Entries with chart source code
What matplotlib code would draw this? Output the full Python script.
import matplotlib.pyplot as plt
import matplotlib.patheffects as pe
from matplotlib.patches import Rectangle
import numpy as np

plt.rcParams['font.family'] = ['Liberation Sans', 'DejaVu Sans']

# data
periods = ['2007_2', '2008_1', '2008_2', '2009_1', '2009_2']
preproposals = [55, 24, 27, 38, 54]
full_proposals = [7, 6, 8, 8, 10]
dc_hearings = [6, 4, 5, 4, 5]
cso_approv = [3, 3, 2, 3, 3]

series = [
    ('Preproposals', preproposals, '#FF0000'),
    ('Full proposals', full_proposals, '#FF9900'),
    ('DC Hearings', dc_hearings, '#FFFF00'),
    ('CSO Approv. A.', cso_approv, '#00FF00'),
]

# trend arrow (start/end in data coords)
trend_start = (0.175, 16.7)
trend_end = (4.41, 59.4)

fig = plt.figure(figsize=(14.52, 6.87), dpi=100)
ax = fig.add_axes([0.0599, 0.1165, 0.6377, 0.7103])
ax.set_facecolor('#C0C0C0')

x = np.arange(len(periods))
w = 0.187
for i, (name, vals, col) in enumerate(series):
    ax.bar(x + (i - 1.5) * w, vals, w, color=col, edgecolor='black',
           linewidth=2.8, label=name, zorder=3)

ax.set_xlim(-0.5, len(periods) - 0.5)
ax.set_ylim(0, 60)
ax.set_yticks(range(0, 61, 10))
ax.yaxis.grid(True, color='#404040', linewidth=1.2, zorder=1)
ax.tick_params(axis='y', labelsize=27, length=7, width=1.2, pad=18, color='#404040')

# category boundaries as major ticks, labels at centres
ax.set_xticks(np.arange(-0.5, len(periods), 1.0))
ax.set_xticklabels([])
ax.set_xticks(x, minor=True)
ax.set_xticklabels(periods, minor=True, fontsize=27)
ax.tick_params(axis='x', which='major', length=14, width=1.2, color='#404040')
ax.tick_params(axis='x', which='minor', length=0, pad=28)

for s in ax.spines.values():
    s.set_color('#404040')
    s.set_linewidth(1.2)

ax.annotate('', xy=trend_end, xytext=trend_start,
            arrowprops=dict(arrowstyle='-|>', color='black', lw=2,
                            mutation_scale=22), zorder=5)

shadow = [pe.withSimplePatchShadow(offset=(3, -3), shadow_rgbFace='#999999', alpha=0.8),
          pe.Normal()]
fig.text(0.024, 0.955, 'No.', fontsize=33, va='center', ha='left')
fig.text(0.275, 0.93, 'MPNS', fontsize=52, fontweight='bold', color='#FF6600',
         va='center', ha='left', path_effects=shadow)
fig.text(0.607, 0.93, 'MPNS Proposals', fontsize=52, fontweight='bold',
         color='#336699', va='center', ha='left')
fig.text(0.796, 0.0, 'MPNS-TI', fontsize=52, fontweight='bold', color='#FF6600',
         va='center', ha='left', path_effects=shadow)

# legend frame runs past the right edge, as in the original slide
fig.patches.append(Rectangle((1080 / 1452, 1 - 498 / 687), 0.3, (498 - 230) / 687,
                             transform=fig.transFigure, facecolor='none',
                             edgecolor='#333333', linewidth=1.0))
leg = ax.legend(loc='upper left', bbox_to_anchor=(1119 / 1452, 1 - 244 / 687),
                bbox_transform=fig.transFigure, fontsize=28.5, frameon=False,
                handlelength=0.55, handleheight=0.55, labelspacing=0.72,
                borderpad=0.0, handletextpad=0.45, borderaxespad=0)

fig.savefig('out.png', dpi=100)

* * *

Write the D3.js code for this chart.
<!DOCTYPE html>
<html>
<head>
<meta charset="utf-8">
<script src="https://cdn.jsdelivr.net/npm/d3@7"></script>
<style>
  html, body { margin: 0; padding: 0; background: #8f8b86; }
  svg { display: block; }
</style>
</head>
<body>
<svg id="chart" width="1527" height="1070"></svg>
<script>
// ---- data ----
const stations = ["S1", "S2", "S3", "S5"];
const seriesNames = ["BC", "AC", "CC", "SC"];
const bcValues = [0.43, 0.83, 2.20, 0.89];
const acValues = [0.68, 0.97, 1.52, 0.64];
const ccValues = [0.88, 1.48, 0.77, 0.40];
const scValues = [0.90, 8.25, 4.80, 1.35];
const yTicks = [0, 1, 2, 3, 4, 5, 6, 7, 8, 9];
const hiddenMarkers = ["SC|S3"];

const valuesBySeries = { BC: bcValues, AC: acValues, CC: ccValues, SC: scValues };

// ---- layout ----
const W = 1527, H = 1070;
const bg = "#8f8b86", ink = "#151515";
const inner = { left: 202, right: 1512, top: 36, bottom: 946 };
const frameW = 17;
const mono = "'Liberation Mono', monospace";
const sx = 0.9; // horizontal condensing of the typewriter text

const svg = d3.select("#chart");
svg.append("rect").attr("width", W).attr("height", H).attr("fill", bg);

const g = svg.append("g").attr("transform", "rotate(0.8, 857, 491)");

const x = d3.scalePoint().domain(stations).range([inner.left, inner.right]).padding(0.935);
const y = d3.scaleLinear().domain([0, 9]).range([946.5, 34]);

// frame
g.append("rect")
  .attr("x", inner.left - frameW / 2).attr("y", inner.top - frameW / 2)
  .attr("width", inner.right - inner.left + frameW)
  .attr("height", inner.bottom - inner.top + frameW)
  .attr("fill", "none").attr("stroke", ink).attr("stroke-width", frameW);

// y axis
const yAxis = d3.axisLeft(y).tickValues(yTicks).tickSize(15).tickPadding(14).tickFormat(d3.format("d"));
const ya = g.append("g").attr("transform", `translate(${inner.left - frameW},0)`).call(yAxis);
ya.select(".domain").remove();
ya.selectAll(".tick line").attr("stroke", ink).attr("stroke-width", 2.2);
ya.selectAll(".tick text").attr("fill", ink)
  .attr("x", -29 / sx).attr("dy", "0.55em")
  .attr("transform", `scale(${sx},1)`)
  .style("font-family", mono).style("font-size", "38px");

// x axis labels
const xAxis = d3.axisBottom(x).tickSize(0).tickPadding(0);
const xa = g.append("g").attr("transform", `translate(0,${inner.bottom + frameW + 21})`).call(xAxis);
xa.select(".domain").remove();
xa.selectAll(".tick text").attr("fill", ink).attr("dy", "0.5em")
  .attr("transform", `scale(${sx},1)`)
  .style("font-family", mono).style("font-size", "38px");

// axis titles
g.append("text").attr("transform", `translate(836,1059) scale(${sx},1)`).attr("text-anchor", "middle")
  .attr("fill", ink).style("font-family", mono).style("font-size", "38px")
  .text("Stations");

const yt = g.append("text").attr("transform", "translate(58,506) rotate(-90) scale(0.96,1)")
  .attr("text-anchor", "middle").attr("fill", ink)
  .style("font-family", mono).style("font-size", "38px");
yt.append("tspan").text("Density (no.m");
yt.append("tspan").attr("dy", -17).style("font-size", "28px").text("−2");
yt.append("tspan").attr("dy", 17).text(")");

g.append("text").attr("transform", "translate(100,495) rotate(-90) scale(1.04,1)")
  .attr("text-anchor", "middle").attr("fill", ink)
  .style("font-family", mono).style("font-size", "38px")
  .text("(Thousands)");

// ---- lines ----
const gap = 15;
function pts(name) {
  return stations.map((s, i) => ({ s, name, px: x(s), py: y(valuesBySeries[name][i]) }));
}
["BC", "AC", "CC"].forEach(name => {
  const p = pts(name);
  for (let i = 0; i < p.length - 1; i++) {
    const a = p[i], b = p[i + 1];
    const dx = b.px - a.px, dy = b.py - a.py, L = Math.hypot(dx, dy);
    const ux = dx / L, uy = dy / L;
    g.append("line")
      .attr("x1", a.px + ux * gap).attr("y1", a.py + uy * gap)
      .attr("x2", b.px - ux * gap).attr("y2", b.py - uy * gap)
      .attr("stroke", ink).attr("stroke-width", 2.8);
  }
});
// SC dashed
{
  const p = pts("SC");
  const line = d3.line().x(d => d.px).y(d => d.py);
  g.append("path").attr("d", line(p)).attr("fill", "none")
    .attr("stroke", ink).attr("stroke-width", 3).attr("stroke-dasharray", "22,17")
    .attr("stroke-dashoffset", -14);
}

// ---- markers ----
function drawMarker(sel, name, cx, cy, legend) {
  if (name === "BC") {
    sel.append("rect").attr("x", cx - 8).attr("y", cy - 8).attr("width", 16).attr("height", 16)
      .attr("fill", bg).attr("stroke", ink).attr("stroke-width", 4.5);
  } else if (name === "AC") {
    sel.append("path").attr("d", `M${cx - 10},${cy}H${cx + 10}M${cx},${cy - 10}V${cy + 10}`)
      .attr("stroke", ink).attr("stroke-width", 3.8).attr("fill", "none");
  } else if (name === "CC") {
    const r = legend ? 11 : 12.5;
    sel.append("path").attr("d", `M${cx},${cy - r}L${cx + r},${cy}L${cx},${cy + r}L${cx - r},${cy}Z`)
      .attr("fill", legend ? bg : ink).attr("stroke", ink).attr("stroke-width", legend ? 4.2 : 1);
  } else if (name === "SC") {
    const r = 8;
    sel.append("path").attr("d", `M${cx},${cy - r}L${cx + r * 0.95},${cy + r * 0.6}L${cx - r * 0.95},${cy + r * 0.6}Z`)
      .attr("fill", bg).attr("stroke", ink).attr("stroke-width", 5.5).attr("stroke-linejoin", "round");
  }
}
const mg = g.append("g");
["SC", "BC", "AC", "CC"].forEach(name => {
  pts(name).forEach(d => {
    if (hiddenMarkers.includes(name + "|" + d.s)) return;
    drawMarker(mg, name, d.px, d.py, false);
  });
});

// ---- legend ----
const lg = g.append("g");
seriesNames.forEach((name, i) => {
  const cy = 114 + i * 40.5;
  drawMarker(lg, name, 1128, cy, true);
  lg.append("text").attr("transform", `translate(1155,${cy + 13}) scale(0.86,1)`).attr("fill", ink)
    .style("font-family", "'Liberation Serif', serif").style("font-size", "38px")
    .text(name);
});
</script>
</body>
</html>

==

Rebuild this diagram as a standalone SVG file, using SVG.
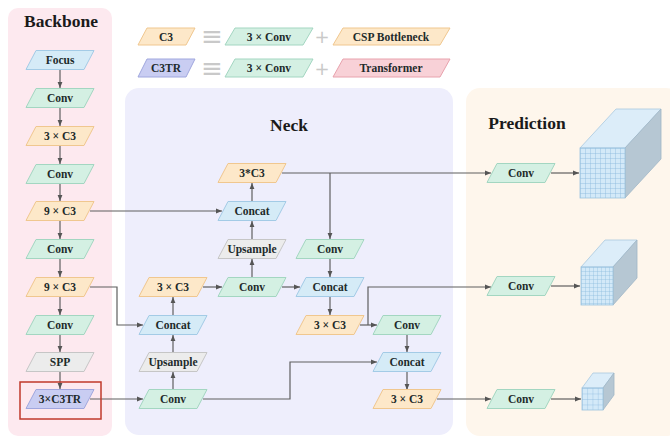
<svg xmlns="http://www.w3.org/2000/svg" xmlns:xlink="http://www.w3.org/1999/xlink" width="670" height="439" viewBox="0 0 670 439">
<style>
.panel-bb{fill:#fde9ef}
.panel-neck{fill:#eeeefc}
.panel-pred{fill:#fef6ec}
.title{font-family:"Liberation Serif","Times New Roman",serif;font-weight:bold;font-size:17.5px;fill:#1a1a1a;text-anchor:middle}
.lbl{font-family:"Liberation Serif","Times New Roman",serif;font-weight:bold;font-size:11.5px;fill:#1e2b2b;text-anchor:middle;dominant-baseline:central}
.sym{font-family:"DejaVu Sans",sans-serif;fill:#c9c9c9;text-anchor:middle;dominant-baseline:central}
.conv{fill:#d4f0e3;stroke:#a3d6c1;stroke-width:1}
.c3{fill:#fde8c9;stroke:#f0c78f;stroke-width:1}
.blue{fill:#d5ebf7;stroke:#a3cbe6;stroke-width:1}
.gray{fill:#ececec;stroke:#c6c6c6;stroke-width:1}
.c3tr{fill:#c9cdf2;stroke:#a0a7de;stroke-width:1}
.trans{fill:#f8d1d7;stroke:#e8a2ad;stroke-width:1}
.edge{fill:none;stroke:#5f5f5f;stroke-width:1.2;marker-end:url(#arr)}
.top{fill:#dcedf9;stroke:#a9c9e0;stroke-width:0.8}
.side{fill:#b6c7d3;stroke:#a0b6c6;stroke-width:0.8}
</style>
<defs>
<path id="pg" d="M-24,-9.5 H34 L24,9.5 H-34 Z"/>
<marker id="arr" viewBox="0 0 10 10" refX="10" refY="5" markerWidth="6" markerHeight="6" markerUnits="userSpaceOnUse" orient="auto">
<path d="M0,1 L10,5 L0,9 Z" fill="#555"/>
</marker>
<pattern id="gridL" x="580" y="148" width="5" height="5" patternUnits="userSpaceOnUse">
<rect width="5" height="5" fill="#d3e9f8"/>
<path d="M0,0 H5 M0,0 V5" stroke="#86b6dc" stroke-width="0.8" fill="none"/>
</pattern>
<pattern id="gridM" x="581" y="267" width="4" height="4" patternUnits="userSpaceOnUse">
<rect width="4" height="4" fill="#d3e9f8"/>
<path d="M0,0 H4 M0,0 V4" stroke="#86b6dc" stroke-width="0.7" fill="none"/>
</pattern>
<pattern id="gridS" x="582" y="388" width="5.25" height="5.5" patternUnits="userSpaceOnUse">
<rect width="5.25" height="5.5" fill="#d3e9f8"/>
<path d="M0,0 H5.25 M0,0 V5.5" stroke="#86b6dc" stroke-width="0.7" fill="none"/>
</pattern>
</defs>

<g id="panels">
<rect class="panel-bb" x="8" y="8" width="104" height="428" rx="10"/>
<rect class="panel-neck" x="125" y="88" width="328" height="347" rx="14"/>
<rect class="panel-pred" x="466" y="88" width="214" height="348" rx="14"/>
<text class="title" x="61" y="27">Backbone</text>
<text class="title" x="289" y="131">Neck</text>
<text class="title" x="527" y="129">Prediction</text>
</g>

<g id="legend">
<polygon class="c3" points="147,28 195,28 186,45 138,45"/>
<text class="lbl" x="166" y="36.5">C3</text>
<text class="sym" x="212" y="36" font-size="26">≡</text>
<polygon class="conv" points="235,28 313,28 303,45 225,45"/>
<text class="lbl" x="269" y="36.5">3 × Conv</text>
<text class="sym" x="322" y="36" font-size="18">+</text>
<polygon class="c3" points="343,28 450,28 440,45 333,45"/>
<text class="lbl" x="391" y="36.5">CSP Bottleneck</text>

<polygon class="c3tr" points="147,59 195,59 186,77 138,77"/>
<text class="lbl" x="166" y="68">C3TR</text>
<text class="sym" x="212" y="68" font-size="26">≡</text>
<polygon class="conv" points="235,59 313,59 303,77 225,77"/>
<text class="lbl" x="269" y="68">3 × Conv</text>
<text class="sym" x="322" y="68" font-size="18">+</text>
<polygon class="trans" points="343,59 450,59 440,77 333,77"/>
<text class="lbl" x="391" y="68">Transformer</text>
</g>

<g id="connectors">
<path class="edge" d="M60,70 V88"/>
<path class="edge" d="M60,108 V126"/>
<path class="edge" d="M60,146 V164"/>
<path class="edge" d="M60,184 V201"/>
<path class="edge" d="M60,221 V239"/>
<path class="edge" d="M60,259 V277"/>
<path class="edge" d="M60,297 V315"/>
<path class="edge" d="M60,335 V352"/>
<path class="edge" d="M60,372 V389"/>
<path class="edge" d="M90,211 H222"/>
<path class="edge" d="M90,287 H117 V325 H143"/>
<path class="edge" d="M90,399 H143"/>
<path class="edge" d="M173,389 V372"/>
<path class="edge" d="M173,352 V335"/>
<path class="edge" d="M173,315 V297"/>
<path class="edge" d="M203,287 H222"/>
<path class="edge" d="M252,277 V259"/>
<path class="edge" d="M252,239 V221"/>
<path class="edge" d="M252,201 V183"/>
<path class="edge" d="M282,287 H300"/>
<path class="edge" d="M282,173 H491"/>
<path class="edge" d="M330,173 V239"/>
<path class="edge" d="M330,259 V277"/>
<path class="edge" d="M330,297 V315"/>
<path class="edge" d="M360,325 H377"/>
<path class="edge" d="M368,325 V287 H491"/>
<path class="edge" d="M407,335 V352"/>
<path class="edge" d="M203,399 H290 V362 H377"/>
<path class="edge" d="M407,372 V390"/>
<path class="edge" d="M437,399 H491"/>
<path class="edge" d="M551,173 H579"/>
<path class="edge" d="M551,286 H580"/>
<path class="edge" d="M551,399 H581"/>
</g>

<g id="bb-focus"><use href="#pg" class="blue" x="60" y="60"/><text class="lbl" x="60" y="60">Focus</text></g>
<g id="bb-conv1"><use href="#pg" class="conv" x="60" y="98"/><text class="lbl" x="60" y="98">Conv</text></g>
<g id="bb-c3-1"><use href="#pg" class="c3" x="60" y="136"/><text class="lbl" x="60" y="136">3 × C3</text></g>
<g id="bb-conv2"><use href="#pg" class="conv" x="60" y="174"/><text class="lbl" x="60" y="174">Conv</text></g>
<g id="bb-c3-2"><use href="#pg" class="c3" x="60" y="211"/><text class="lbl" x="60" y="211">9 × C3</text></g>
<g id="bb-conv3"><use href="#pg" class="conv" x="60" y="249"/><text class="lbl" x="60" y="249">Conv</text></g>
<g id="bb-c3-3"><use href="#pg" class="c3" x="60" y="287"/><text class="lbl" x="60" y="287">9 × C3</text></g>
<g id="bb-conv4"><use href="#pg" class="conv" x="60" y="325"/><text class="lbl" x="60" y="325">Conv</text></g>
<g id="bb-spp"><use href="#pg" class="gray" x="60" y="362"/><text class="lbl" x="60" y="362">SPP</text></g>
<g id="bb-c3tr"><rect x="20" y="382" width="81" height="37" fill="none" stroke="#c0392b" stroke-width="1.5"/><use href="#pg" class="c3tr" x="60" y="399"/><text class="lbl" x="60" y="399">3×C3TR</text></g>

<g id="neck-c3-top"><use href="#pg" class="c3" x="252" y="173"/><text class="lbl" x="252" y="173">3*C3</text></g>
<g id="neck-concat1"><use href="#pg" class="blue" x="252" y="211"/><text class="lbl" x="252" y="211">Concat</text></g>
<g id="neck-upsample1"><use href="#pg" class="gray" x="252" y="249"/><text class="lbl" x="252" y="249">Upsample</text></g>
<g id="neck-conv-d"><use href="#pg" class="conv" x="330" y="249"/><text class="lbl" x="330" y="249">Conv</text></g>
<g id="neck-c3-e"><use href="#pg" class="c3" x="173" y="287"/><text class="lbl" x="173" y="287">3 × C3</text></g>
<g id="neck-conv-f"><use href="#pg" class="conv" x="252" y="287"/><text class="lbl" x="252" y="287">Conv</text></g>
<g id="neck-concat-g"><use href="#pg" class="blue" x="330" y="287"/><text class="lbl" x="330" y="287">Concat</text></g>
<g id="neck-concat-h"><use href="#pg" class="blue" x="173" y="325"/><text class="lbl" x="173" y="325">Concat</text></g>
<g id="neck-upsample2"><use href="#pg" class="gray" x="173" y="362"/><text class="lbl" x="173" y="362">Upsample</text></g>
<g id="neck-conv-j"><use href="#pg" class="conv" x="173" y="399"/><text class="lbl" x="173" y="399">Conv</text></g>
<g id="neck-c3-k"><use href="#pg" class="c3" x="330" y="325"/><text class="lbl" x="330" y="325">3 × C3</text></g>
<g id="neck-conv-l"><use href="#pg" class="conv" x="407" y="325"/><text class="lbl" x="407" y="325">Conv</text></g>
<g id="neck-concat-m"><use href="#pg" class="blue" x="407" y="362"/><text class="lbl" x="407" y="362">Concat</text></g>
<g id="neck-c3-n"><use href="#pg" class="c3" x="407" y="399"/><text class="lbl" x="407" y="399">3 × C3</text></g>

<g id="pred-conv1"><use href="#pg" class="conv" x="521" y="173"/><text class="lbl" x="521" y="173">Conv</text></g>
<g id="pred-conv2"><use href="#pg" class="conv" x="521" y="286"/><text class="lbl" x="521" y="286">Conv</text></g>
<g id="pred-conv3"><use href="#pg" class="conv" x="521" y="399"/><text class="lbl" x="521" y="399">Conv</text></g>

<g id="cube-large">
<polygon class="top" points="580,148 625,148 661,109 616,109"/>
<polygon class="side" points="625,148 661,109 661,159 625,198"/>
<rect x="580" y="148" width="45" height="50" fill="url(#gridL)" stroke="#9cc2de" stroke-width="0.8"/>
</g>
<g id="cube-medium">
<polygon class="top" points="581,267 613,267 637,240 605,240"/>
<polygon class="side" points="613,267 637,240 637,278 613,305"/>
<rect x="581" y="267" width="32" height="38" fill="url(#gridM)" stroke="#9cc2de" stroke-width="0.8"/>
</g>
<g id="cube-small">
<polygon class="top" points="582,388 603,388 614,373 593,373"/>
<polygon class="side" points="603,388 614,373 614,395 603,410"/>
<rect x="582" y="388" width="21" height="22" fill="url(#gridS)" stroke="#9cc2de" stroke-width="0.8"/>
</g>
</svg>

Stated goal >> Within the listing above, give again exactly every line from the line with "What matplotlib code" through the line with "mutation_scale=22), zorder=5)", both included, and no other line.

Problem solution >>
What matplotlib code would draw this? Output the full Python script.
import matplotlib.pyplot as plt
import matplotlib.patheffects as pe
from matplotlib.patches import Rectangle
import numpy as np

plt.rcParams['font.family'] = ['Liberation Sans', 'DejaVu Sans']

# data
periods = ['2007_2', '2008_1', '2008_2', '2009_1', '2009_2']
preproposals = [55, 24, 27, 38, 54]
full_proposals = [7, 6, 8, 8, 10]
dc_hearings = [6, 4, 5, 4, 5]
cso_approv = [3, 3, 2, 3, 3]

series = [
    ('Preproposals', preproposals, '#FF0000'),
    ('Full proposals', full_proposals, '#FF9900'),
    ('DC Hearings', dc_hearings, '#FFFF00'),
    ('CSO Approv. A.', cso_approv, '#00FF00'),
]

# trend arrow (start/end in data coords)
trend_start = (0.175, 16.7)
trend_end = (4.41, 59.4)

fig = plt.figure(figsize=(14.52, 6.87), dpi=100)
ax = fig.add_axes([0.0599, 0.1165, 0.6377, 0.7103])
ax.set_facecolor('#C0C0C0')

x = np.arange(len(periods))
w = 0.187
for i, (name, vals, col) in enumerate(series):
    ax.bar(x + (i - 1.5) * w, vals, w, color=col, edgecolor='black',
           linewidth=2.8, label=name, zorder=3)

ax.set_xlim(-0.5, len(periods) - 0.5)
ax.set_ylim(0, 60)
ax.set_yticks(range(0, 61, 10))
ax.yaxis.grid(True, color='#404040', linewidth=1.2, zorder=1)
ax.tick_params(axis='y', labelsize=27, length=7, width=1.2, pad=18, color='#404040')

# category boundaries as major ticks, labels at centres
ax.set_xticks(np.arange(-0.5, len(periods), 1.0))
ax.set_xticklabels([])
ax.set_xticks(x, minor=True)
ax.set_xticklabels(periods, minor=True, fontsize=27)
ax.tick_params(axis='x', which='major', length=14, width=1.2, color='#404040')
ax.tick_params(axis='x', which='minor', length=0, pad=28)

for s in ax.spines.values():
    s.set_color('#404040')
    s.set_linewidth(1.2)

ax.annotate('', xy=trend_end, xytext=trend_start,
            arrowprops=dict(arrowstyle='-|>', color='black', lw=2,
                            mutation_scale=22), zorder=5)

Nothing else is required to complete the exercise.